According to the Sierra Club, the pipeline would threaten the health and livelihoods of thousands of Americans and harm efforts to fight global warming.

“The oil that would be carried by this dangerous pipeline is the most environmentally destructive form of oil on the planet,” the group wrote in a letter opposing legislation that expedited the pipeline permitting process.

Members of Lockport-based Citizens Against Ruining the Environment also are concerned.

“Do you know this pipeline will be buried in the largest fresh water aquifer in the world, the Ogallala Aquifer, and that the word is now most of this oil will be shipped to other countries,” said CARE member Lorna Paisley. “What I cannot understand is why it is not refined in Canada or why they can not take a different route.”

CARE member Carol Stark is skeptical about the number of jobs the project would produce.

“We have learned from past experience that these companies stretch the truth when it comes to revealing the number of jobs created,” Stark said. “They start out with numbers in the thousands, or at the least hundreds, then eventually end up with a handful of full time jobs and some temporary construction jobs. We’ve been around long enough to know how that game is played.”

Stark said CARE doesn’t have an official position on Keystone.
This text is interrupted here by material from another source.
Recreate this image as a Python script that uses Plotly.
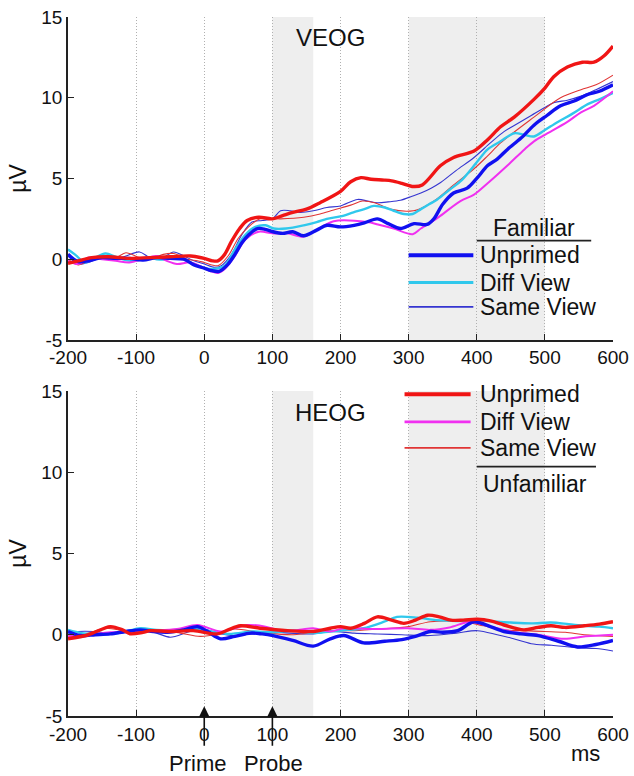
import plotly.graph_objects as go

# ---------------- DATA ----------------
# VEOG (top panel)
veog_fam_unp_t = [-200,-185,-170,-150,-130,-110,-90,-70,-50,-30,-15,0,10,22,35,45,55,65,78,90,101,115,130,146,165,180,200,220,235,254,270,288,308,327,337,350,366,386,400,416,430,445,465,484,503,523,543,563,580,600]
veog_fam_unp_v = [0.3,-0.15,-0.1,0.1,0.05,0.05,-0.05,0.1,0.05,0.0,-0.35,-0.55,-0.7,-0.75,-0.3,0.3,1.0,1.5,1.9,1.85,1.7,1.6,1.7,1.45,1.8,2.1,2.0,2.1,2.25,2.5,2.2,1.9,2.2,2.15,2.5,3.4,4.1,4.4,5.0,5.8,6.2,6.8,7.5,8.3,8.9,9.5,9.8,10.2,10.4,10.8]

veog_fam_diff_t = [-200,-190,-175,-160,-145,-130,-115,-100,-85,-70,-55,-40,-25,-10,0,15,30,45,60,75,90,102,120,146,165,180,200,219,235,249,265,278,293,306,318,330,342,360,378,400,416,435,455,470,484,500,519,540,563,580,600]
veog_fam_diff_v = [0.6,0.3,-0.2,0.1,0.35,0.15,-0.05,-0.1,0.1,0.0,0.0,0.15,-0.1,-0.4,-0.55,-0.6,-0.4,0.6,1.5,2.0,2.1,1.9,1.9,2.1,2.3,2.5,2.65,2.9,3.1,3.3,3.2,3.0,2.8,2.8,3.1,3.4,3.7,4.3,4.9,6.0,6.8,7.3,7.8,7.7,7.6,8.0,8.5,9.0,9.6,9.9,10.3]

veog_fam_same_t = [-200,-185,-170,-150,-130,-115,-95,-80,-65,-45,-30,-15,0,15,25,40,55,70,85,100,112,126,141,160,180,200,225,240,254,270,288,305,318,333,347,370,396,420,440,460,480,500,514,533,553,575,600]
veog_fam_same_v = [0.2,-0.3,-0.2,0.1,0.0,0.2,0.45,0.1,0.0,0.45,0.2,-0.1,-0.3,-0.5,-0.4,0.3,1.5,2.3,2.4,2.5,3.0,3.0,2.9,3.0,3.2,3.3,3.7,3.6,3.5,3.55,3.65,3.9,4.1,4.4,4.75,5.5,6.3,7.2,7.9,8.4,8.9,9.4,9.7,9.85,10.1,10.5,11.0]

veog_unf_unp_t = [-200,-185,-165,-140,-110,-80,-50,-20,0,12,20,30,40,52,63,80,100,115,130,150,170,200,215,230,245,264,275,290,307,320,347,366,396,416,435,455,484,500,513,533,555,572,587,600]
veog_unf_unp_v = [-0.25,-0.1,0.1,0.15,0.05,0.1,0.15,0.2,0.05,-0.1,-0.1,0.3,1.1,1.9,2.4,2.6,2.5,2.7,2.9,3.1,3.5,4.2,4.8,5.05,4.95,4.9,4.85,4.7,4.5,4.6,5.8,6.3,6.7,7.4,8.2,8.8,9.9,10.6,11.3,11.9,12.2,12.2,12.6,13.2]

veog_unf_diff_t = [-200,-185,-170,-150,-130,-110,-90,-70,-55,-40,-20,0,10,20,30,45,60,80,100,122,146,165,190,239,255,278,306,318,337,347,376,396,416,445,470,484,500,533,553,572,600]
veog_unf_diff_v = [-0.1,-0.3,0.1,0.0,-0.1,-0.2,0.0,0.2,-0.1,-0.3,-0.2,-0.55,-0.75,-0.85,-0.6,0.2,1.2,1.7,1.6,1.6,1.4,1.8,2.35,2.3,2.15,1.9,1.55,1.9,2.4,2.7,3.6,4.0,4.7,5.8,6.8,7.3,7.7,8.5,9.1,9.5,10.4]

veog_unf_same_t = [-200,-185,-170,-150,-130,-115,-95,-80,-60,-45,-25,-10,0,20,35,50,65,82,112,146,170,190,215,232,250,273,307,325,342,366,396,416,435,484,523,553,575,600]
veog_unf_same_v = [0.0,-0.35,-0.1,0.2,0.1,0.4,0.1,0.0,0.3,0.35,0.0,-0.1,-0.2,-0.4,0.2,1.3,2.0,2.5,2.5,2.6,2.8,3.05,3.35,3.6,3.5,3.1,3.0,3.3,3.75,4.6,5.6,6.4,7.2,8.8,10.0,10.5,10.8,11.4]

# HEOG (bottom panel)
heog_fam_unp_t = [-200,-182,-160,-138,-115,-94,-75,-54,-30,-10,5,24,45,68,85,101,130,160,185,205,234,265,290,310,332,350,372,396,420,440,465,490,520,548,575,600]
heog_fam_unp_v = [0.2,-0.05,0.0,0.05,0.2,0.3,0.2,0.15,0.3,0.5,0.2,-0.25,-0.1,0.1,0.05,-0.05,-0.35,-0.7,-0.25,-0.05,-0.5,-0.4,-0.3,-0.1,0.2,0.15,0.25,0.8,0.5,0.2,0.05,-0.05,-0.4,-0.75,-0.6,-0.35]

heog_fam_diff_t = [-200,-180,-160,-138,-115,-94,-70,-40,-16,10,34,50,72,100,131,160,185,210,234,264,283,313,340,370,401,430,450,480,509,535,558,580,600]
heog_fam_diff_v = [0.3,0.1,0.05,0.05,0.2,0.4,0.3,0.25,0.35,0.2,0.05,0.1,0.2,0.15,0.25,0.1,0.2,0.3,0.4,0.8,1.1,1.05,0.9,0.85,0.9,0.8,0.75,0.7,0.75,0.65,0.55,0.5,0.4]

heog_fam_same_t = [-200,-185,-163,-140,-115,-94,-70,-50,-25,-6,20,43,70,93,125,160,185,220,254,290,332,370,401,430,450,480,510,548,575,600]
heog_fam_same_v = [0.1,0.2,0.2,0.1,0.2,0.3,0.1,-0.15,0.15,0.4,0.1,-0.05,0.05,0.2,0.1,0.05,0.2,0.1,0.05,0.0,-0.05,0.1,0.25,0.0,-0.2,-0.55,-0.65,-0.8,-0.85,-1.0]

heog_unf_unp_t = [-200,-170,-138,-120,-109,-90,-79,-50,-16,19,35,53,82,122,160,185,200,215,235,254,275,293,310,328,345,362,380,401,420,440,469,490,509,530,558,580,600]
heog_unf_unp_v = [-0.25,0.0,0.5,0.3,0.06,0.15,0.25,0.2,0.25,0.05,0.3,0.55,0.4,0.25,0.2,0.4,0.5,0.4,0.7,1.1,0.9,0.7,0.9,1.2,1.1,0.9,0.9,0.95,0.85,0.6,0.3,0.45,0.55,0.45,0.55,0.65,0.8]

heog_unf_diff_t = [-200,-170,-138,-100,-75,-40,-10,24,45,63,90,112,140,160,185,205,244,298,332,360,391,420,450,490,528,560,600]
heog_unf_diff_v = [-0.1,0.0,0.15,0.2,0.25,0.35,0.6,0.2,0.4,0.6,0.5,0.25,0.3,0.4,0.2,0.4,0.35,0.4,0.3,0.45,0.8,0.5,0.2,0.0,-0.25,-0.1,0.0]

heog_unf_same_t = [-200,-170,-145,-113,-90,-65,-35,-6,20,43,82,131,180,220,259,300,332,381,410,440,470,499,530,558,600]
heog_unf_same_v = [-0.1,0.1,0.4,0.2,0.15,0.25,0.1,-0.1,0.05,0.35,0.15,0.0,0.25,0.25,0.35,0.5,0.8,0.8,0.55,0.3,0.25,0.2,0.15,0.0,-0.1]

x_ticks = [-200, -100, 0, 100, 200, 300, 400, 500, 600]
x_tick_labels = ["-200", "-100", "0", "100", "200", "300", "400", "500", "600"]
y_ticks = [-5, 0, 5, 10, 15]
y_tick_labels = ["-5", "0", "5", "10", "15"]
shade_windows = [(100, 160), (300, 500)]
cond_labels = ["Unprimed", "Diff View", "Same View"]

# ---------------- STYLE ----------------
FONT = "Liberation Sans, Arial, sans-serif"
C_BLUE = "#1010f0"
C_CYAN = "#30c8ec"
C_BLUE_THIN = "#3535d0"
C_RED = "#f01515"
C_MAG = "#f030f0"
C_RED_THIN = "#e03535"

styles = {
    "fam_same": dict(color=C_BLUE_THIN, width=1.1),
    "unf_same": dict(color=C_RED_THIN, width=1.1),
    "fam_diff": dict(color=C_CYAN, width=2.4),
    "unf_diff": dict(color=C_MAG, width=2.0),
    "fam_unp": dict(color=C_BLUE, width=3.4),
    "unf_unp": dict(color=C_RED, width=3.4),
}

fig = go.Figure()

panels = [
    ("x", "y", {
        "fam_same": (veog_fam_same_t, veog_fam_same_v),
        "unf_same": (veog_unf_same_t, veog_unf_same_v),
        "fam_diff": (veog_fam_diff_t, veog_fam_diff_v),
        "unf_diff": (veog_unf_diff_t, veog_unf_diff_v),
        "fam_unp": (veog_fam_unp_t, veog_fam_unp_v),
        "unf_unp": (veog_unf_unp_t, veog_unf_unp_v),
    }),
    ("x2", "y2", {
        "fam_same": (heog_fam_same_t, heog_fam_same_v),
        "unf_same": (heog_unf_same_t, heog_unf_same_v),
        "fam_diff": (heog_fam_diff_t, heog_fam_diff_v),
        "unf_diff": (heog_unf_diff_t, heog_unf_diff_v),
        "fam_unp": (heog_fam_unp_t, heog_fam_unp_v),
        "unf_unp": (heog_unf_unp_t, heog_unf_unp_v),
    }),
]

for xa, ya, series in panels:
    for key in ["fam_same", "unf_same", "fam_diff", "unf_diff", "fam_unp", "unf_unp"]:
        t, v = series[key]
        fig.add_trace(go.Scatter(x=t, y=v, mode="lines", xaxis=xa, yaxis=ya,
                                 line=dict(color=styles[key]["color"], width=styles[key]["width"],
                                           shape="spline", smoothing=0.9),
                                 showlegend=False, hoverinfo="skip"))

shapes = []
for yref in ["y domain", "y2 domain"]:
    xref = "x" if yref.startswith("y ") else "x2"
    for a, b in shade_windows:
        shapes.append(dict(type="rect", xref=xref, yref=yref, x0=a, x1=b, y0=0, y1=1,
                           fillcolor="#eeeeee", line=dict(width=0), layer="below"))

annotations = []
# panel titles
annotations.append(dict(x=185, y=13.7, xref="x", yref="y", text="VEOG", showarrow=False,
                        font=dict(family=FONT, size=24, color="#111")))
annotations.append(dict(x=185, y=13.7, xref="x2", yref="y2", text="HEOG", showarrow=False,
                        font=dict(family=FONT, size=24, color="#111")))

LEG_FONT = dict(family=FONT, size=23, color="#111")
# top legend (Familiar)
top_rows = [0.25, -1.45, -2.95]
top_keys = ["fam_unp", "fam_diff", "fam_same"]
for lbl, yv, key in zip(cond_labels, top_rows, top_keys):
    shapes.append(dict(type="line", xref="x", yref="y", x0=300, x1=395, y0=yv, y1=yv,
                       line=dict(color=styles[key]["color"], width=styles[key]["width"] + 0.6)))
    annotations.append(dict(x=402, y=yv, xref="x", yref="y", text=lbl, showarrow=False,
                            xanchor="left", yanchor="middle", font=LEG_FONT))
annotations.append(dict(x=484, y=1.95, xref="x", yref="y", text="Familiar", showarrow=False,
                        xanchor="center", yanchor="middle", font=LEG_FONT))
shapes.append(dict(type="line", xref="x", yref="y", x0=400, x1=568, y0=1.15, y1=1.15,
                   line=dict(color="#222", width=1.8)))

# bottom legend (Unfamiliar)
bot_rows = [14.8, 13.1, 11.5]
bot_keys = ["unf_unp", "unf_diff", "unf_same"]
for lbl, yv, key in zip(cond_labels, bot_rows, bot_keys):
    shapes.append(dict(type="line", xref="x2", yref="y2", x0=294, x1=391, y0=yv, y1=yv,
                       line=dict(color=styles[key]["color"], width=styles[key]["width"] + 0.6)))
    annotations.append(dict(x=402, y=yv, xref="x2", yref="y2", text=lbl, showarrow=False,
                            xanchor="left", yanchor="middle", font=LEG_FONT))
shapes.append(dict(type="line", xref="x2", yref="y2", x0=400, x1=575, y0=10.35, y1=10.35,
                   line=dict(color="#222", width=1.8)))
annotations.append(dict(x=485, y=9.3, xref="x2", yref="y2", text="Unfamiliar", showarrow=False,
                        xanchor="center", yanchor="middle", font=LEG_FONT))

# Prime / Probe arrows (tails below the axis, in paper units for y)
for tx in [0, 100]:
    annotations.append(dict(x=tx, y=-4.4, xref="x2", yref="y2", ax=0, ay=41,
                            text="", showarrow=True,
                            arrowhead=2, arrowsize=1.3, arrowwidth=1.6, arrowcolor="#111"))
annotations.append(dict(x=-10, y=-0.068, xref="x2", yref="paper", text="Prime", showarrow=False,
                        yanchor="middle", font=dict(family=FONT, size=22, color="#111")))
annotations.append(dict(x=101, y=-0.068, xref="x2", yref="paper", text="Probe", showarrow=False,
                        yanchor="middle", font=dict(family=FONT, size=22, color="#111")))
annotations.append(dict(x=560, y=-0.053, xref="x2", yref="paper", text="ms", showarrow=False,
                        yanchor="middle", font=dict(family=FONT, size=22, color="#111")))

axis_common = dict(range=[-200, 600], tickvals=x_ticks, ticktext=x_tick_labels,
                   showline=True, linecolor="#222", linewidth=1.5, ticks="inside",
                   ticklen=6, tickcolor="#222", showgrid=True, gridcolor="#b0b0b0",
                   griddash="1px,2px", gridwidth=1, zeroline=False, automargin=False,
                   tickfont=dict(family=FONT, size=19, color="#111"))
yaxis_common = dict(range=[-5, 15], tickvals=y_ticks, ticktext=y_tick_labels,
                    showline=True, linecolor="#222", linewidth=1.5, ticks="inside",
                    ticklen=6, tickcolor="#222", showgrid=False, zeroline=False,
                    automargin=False, tickfont=dict(family=FONT, size=19, color="#111"),
                    title=dict(text="µV", font=dict(family=FONT, size=23, color="#111"), standoff=8))

fig.update_layout(
    width=634, height=776, autosize=False,
    margin=dict(l=68, r=21, t=17, b=60),
    paper_bgcolor="white", plot_bgcolor="white",
    showlegend=False,
    xaxis=dict(axis_common, anchor="y", domain=[0, 1]),
    yaxis=dict(yaxis_common, anchor="x", domain=[0.538, 1]),
    xaxis2=dict(axis_common, anchor="y2", domain=[0, 1]),
    yaxis2=dict(yaxis_common, anchor="x2", domain=[0, 0.465]),
    shapes=shapes,
    annotations=annotations,
)

fig.write_html("out.html")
“We do however have very major concerns over the lack of oversight on the antiquated pipelines in our area … This is an ongoing problem,” she said.

CARE member Ellen Rendulich agreed. She said recent pipeline leaks in Will County are a concern to both Will County officials and CARE members.

“If this is an indication of what’s ahead our future is bleak,” she said.

Also, Rendulich said extracting gas from oil sands, also called tar sands, produces more greenhouse gases and uses more water than conventional oil drilling methods.

Canadian oil in Will County

Sykuta disputes the criticisms. He said most people probably don’t realize that Illinois has been getting most of its oil from Canada for years now. Technology has made the extraction process less harmful to the environment, he added. In the past, the sand was simply dug from the ground, leaving pits. Now, a pipe is used on top of the sand to send steam through it. The oil then drips into another pipe and the ground isn’t gouged, he said.

Sykuta said pipelines create smaller environmental footprints when compared to moving oil by tankers. And using more oil from Canada also would “hurricane proof” the oil supply from the Gulf Coast area, which is mostly off-shore now, he said.

He also said leaks are rare and that the Keystone pipeline would be 1,000 feet above the aquifer.

Pipeline hearings will be held along the route in the coming weeks. Secretary of State Hillary Clinton said she would make a decision on the project by the end of November. She has to make the first decision since the pipeline crosses an international border, Sykuta said.

If she OKs the pipeline, many more regulatory permits would be needed before the project could move forward, he said.

A letter signed by Sykuta; state Rep. Patrick Verschoore; and Jim Buchanan, business manager for Pipefitters Local 597, was presented to President Barack Obama during his recent trip to western Illinois. The Keystone project would provide the “type of good-paying, skilled trades jobs” Obama’s tour was all about, the letter stated.

The letter urged Obama to support the project and focus his administration on “regulatory approval and prompt construction” of the pipeline.